Items from a dataset
........

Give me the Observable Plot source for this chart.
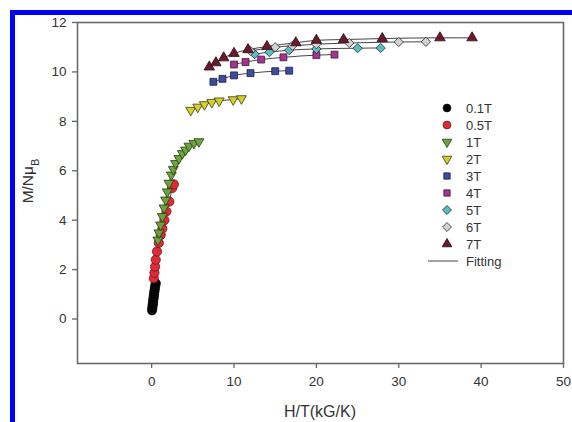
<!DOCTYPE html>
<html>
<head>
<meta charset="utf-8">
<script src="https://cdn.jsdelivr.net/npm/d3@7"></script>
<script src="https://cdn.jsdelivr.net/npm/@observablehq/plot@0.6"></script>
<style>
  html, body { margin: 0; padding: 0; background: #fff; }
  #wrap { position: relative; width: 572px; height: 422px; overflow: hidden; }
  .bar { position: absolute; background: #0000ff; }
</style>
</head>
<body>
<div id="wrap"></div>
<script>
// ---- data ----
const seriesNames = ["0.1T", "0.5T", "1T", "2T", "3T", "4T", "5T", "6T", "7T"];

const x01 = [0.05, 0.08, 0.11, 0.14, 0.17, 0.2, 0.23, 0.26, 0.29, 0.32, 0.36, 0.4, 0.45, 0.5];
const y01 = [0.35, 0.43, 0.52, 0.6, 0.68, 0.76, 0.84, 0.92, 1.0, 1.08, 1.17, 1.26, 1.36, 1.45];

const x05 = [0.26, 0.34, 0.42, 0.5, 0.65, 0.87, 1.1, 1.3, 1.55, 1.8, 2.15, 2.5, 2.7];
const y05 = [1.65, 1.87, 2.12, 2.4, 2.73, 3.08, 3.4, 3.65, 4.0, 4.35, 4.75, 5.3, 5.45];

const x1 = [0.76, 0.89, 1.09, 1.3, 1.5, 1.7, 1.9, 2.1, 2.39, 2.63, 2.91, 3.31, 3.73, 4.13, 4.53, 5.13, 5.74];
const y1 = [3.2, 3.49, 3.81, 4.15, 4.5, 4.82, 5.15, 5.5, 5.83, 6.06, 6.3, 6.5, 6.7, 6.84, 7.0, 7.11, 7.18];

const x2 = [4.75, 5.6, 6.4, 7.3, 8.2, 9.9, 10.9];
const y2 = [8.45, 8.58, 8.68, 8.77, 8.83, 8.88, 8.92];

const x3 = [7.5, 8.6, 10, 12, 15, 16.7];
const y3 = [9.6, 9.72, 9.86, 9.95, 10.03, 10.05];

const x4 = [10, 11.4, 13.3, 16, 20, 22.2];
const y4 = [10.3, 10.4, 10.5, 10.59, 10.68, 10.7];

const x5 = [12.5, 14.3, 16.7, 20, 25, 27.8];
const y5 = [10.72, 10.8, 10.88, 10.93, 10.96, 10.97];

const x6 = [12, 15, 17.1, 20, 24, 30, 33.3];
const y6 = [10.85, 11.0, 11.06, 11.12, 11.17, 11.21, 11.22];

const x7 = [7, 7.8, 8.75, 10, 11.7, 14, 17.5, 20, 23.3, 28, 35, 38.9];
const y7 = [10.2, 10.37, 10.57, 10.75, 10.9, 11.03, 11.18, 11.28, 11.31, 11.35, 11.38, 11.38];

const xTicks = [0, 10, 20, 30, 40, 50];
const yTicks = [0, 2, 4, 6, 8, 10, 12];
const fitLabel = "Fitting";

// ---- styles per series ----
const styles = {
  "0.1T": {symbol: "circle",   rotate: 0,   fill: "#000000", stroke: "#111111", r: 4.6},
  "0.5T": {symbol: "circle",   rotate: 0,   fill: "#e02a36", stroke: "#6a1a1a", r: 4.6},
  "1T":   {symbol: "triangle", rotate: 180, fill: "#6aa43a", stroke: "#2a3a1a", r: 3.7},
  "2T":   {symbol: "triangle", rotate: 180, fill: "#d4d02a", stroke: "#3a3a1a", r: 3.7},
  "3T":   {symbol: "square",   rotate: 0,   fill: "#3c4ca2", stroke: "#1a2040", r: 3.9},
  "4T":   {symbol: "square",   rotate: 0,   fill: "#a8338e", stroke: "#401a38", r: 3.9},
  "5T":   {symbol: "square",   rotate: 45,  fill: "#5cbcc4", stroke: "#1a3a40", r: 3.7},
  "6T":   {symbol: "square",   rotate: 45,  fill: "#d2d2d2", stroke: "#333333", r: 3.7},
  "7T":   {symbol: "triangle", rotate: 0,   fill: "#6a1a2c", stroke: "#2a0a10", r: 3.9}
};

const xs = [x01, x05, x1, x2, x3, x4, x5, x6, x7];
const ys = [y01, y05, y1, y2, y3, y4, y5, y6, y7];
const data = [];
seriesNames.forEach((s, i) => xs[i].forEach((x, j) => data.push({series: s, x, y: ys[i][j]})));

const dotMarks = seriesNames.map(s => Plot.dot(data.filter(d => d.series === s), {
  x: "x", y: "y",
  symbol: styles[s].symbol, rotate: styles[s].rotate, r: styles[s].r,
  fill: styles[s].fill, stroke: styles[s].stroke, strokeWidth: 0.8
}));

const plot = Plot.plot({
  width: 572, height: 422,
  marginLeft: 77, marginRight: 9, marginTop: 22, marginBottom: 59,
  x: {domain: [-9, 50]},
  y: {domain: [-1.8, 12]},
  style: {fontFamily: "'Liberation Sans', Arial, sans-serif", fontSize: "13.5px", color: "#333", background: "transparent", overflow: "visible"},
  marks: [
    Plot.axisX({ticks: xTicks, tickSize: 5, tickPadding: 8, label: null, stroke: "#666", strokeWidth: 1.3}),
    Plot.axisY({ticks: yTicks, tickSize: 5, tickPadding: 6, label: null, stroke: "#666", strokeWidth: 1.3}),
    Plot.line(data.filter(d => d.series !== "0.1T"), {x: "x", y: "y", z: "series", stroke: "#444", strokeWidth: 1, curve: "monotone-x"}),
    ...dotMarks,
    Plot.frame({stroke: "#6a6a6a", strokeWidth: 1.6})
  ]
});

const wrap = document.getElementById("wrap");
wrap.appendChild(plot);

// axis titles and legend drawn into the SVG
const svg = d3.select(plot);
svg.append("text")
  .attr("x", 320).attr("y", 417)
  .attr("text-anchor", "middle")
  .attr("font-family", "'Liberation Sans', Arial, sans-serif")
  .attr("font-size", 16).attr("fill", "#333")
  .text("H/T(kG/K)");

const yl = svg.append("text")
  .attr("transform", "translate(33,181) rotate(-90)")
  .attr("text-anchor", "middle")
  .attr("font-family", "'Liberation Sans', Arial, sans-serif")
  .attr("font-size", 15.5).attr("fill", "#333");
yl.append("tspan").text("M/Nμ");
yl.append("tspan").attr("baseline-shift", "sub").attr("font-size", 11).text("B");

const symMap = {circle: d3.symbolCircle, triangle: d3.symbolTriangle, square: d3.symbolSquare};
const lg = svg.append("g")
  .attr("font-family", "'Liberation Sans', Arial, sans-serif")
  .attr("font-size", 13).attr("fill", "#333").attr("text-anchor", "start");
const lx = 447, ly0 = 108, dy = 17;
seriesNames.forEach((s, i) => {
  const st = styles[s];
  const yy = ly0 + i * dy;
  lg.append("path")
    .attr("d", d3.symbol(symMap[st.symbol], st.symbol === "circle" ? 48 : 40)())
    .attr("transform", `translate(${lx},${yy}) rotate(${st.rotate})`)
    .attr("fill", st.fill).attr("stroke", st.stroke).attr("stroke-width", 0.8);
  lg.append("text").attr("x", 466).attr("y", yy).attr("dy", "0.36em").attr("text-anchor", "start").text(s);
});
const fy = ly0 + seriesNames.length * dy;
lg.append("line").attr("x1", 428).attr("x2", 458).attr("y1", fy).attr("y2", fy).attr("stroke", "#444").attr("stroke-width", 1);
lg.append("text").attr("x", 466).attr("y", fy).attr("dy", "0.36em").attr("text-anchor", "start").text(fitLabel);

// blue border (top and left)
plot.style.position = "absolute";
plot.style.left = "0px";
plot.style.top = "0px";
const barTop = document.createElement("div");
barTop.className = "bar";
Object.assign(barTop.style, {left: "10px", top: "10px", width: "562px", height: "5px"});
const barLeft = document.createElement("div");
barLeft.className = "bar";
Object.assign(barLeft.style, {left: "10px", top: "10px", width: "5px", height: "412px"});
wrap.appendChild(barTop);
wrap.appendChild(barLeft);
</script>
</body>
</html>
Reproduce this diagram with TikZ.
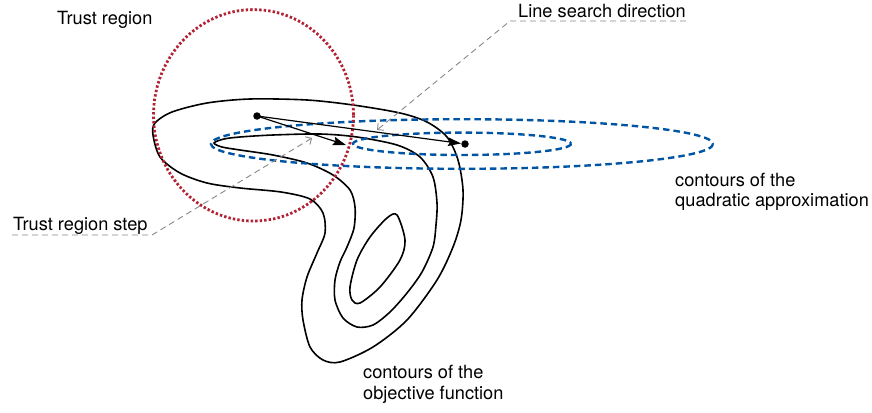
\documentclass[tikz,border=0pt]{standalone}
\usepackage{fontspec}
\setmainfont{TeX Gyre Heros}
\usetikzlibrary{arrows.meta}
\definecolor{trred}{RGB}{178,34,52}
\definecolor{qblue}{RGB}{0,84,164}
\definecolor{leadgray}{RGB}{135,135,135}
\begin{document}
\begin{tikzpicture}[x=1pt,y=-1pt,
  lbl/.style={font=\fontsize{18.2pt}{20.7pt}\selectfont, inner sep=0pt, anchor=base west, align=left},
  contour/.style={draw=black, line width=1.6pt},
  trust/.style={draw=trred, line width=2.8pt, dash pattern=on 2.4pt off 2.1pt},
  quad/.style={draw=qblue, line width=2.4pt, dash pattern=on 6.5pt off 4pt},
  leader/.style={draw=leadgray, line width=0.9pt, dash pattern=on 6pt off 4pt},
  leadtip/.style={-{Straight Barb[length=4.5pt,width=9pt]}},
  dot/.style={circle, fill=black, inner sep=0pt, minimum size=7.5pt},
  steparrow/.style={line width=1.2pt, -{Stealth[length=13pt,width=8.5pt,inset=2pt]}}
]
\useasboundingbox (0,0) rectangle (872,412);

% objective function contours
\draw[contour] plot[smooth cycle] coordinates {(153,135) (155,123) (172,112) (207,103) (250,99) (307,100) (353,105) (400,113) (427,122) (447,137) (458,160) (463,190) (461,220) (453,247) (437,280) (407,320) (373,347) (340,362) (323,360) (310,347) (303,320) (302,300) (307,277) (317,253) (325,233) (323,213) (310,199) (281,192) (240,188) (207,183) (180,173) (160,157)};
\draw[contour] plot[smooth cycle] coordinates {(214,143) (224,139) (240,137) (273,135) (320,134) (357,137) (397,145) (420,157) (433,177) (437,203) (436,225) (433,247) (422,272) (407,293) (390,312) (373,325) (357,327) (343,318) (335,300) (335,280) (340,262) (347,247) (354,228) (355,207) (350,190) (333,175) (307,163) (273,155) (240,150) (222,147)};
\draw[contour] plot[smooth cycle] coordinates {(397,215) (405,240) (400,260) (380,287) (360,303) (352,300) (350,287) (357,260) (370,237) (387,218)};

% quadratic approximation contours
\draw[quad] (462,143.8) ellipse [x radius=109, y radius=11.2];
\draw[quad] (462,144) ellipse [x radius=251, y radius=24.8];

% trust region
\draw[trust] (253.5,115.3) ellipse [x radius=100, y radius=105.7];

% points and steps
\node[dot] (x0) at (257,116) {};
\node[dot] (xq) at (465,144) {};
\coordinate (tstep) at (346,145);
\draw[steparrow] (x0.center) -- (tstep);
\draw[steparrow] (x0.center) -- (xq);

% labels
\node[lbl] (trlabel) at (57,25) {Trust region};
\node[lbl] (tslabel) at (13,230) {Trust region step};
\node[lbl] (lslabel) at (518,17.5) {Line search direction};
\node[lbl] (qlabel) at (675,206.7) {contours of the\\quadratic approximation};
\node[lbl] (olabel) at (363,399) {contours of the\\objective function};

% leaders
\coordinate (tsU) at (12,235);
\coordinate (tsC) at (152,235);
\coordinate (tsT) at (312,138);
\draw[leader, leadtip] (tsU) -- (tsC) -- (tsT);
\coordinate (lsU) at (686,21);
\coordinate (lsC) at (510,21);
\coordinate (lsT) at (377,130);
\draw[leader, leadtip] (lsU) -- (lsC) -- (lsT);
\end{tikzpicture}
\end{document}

........

*What to work on*.
Drop the images and output only the lines from the one that contains "Reproduce this diagram with TikZ." to the one that contains "(0,0) rectangle (872,412);", both included.

*Reply*.
Reproduce this diagram with TikZ.
\documentclass[tikz,border=0pt]{standalone}
\usepackage{fontspec}
\setmainfont{TeX Gyre Heros}
\usetikzlibrary{arrows.meta}
\definecolor{trred}{RGB}{178,34,52}
\definecolor{qblue}{RGB}{0,84,164}
\definecolor{leadgray}{RGB}{135,135,135}
\begin{document}
\begin{tikzpicture}[x=1pt,y=-1pt,
  lbl/.style={font=\fontsize{18.2pt}{20.7pt}\selectfont, inner sep=0pt, anchor=base west, align=left},
  contour/.style={draw=black, line width=1.6pt},
  trust/.style={draw=trred, line width=2.8pt, dash pattern=on 2.4pt off 2.1pt},
  quad/.style={draw=qblue, line width=2.4pt, dash pattern=on 6.5pt off 4pt},
  leader/.style={draw=leadgray, line width=0.9pt, dash pattern=on 6pt off 4pt},
  leadtip/.style={-{Straight Barb[length=4.5pt,width=9pt]}},
  dot/.style={circle, fill=black, inner sep=0pt, minimum size=7.5pt},
  steparrow/.style={line width=1.2pt, -{Stealth[length=13pt,width=8.5pt,inset=2pt]}}
]
\useasboundingbox (0,0) rectangle (872,412);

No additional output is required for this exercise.